19 aprile 2024
Aggiornato 04:00
Egitto

Al Aswany: questa «rivolta» è uno spartiacque

Gente in piazza «per rivendicare diritti e promesse tradite». Anche se non esistono statistiche ufficiali si parla di almeno 400.000 persone

ROMA - Ala al Aswany, forse il più noto all'estero tra gli scrittori egiziani, autore del romanzo 'Il palazzo Yacoubian, racconta all'agenzia missionaria Misna l'atmosfera nel paese, teatro da due giorni di manifestazioni di protesta contro il regime di Hosni Mubarak. «Quello a cui stiamo assistendo in queste ore è una cosa del tutto nuova per il nostro paese e segna uno spartiacque nella storia dell'Egitto contemporaneo. Ieri nella piazza Tahrir, cuore pulsante del Cairo, c'erano decine di migliaia di giovani. E la gente, dai balconi, lanciava fiori e appendeva striscioni»: così «Anche se non esistono statistiche ufficiali si parla di almeno 400.000 persone che hanno partecipato alle manifestazioni spontanee, da Ismailiya ad Alessandria e da Mansoura al Cairo.

Un avvenimento senza precedenti, prosegue lo scrittore, se si tiene conto che in questo paese vigono leggi di emergenza da oltre trent'anni» afferma il romanziere, che nonostante il successo delle sue opere, in cui offre uno spaccato estremamente realistico della vita in Egitto, continua il lavoro di dentista nello studio nel centro della città.

«Quello che stupisce è che - come per il caso tunisino - ancora una volta siano i giovani, in molti casi blogger con un'ottima cultura anche universitaria, tra cui molte donne, ad aver veicolato e organizzato le manifestazioni riuscendo ad aggirare la censura» osserva Al Aswany, secondo cui «gli intellettuali egiziani, pur avendo avvertito il disagio della maggioranza della popolazione, non hanno mai creduto che questa potesse ribellarsi. E sono stati puntualmente smentiti». Nelle ore in cui la protesta monta, sono proprio gli internauti a diffondere la notizia che social network come 'Facebook' e 'Twitter', attraverso i quali vengono pubblicati continui video e aggiornamenti dalle strade delle principali città d'Egitto, sono stati oscurati e che il governo, per ostacolare le comunicazioni, ha limitato il servizio di sms e il funzionamento delle reti telefoniche.

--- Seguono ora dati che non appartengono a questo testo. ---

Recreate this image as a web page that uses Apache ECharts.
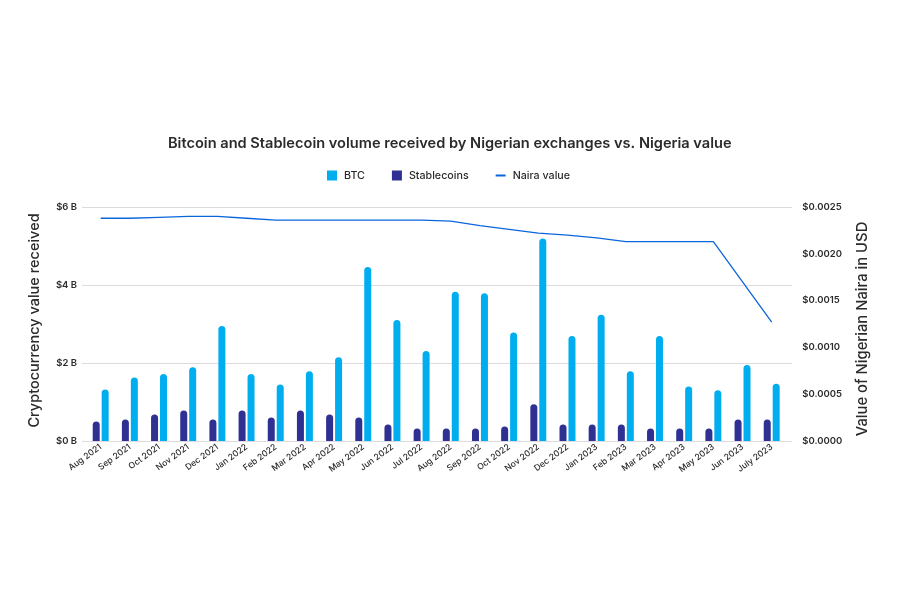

E se in un paese di oltre 80 milioni di abitanti, strategico per tutta l'area mediorientale, e tra i migliori alleati degli Stati Uniti nella regione, quanto avvenuto nella vicina Tunisia sembra difficilmente immaginabile, è pur vero che in questi ultimi anni il malumore della gente comune «con la politica sempre più repressiva delle forze dell'ordine, la corruzione, gli scandali e l'aumento dei prezzi dei beni di prima necessità, come zucchero, pane e combustibili che ha reso la maggior parte delle famiglie sempre più dipendenti dagli aiuti di stato, è cresciuto in modo esponenziale». Si è arrivati «ad un punto di non ritorno, in cui non c'è altra soluzione se non quella di protestare in strada, per chiedere cambiamenti che la gente ha aspettato invano, senza essere presa in considerazione» aggiunge lo scrittore e attivista politico i cui libri, prima di essere pubblicati, hanno subito censure e controlli.

«In Egitto, a differenza della Tunisia, la censura non è così invasiva, ma non siamo certo in presenza di un sistema democratico in cui la libertà di parola riesce a produrre risultati politici concreti - spiega - Le persone che siedono in parlamento vengono nominate attraverso elezioni di facciata, esiste la tortura come racconto nei miei libri, oltre a migliaia di persone detenute illegalmente». Quello che Al Aswany definisce «il teatrino della democrazia, messo in piedi per tacitare la cattiva coscienza dei governi occidentali, che sostengono di fatto delle dittature mascherate da repubbliche, ha avuto come effetto quello di soffocare la speranza di un cambiamento attraverso il voto. E questo - aggiunge - è uno dei fattori chiave delle proteste che infiammano soprattutto i giovani, disoccupati e senza prospettive. Si può vivere essendo poveri, ma non rinunciare alla propria libertà».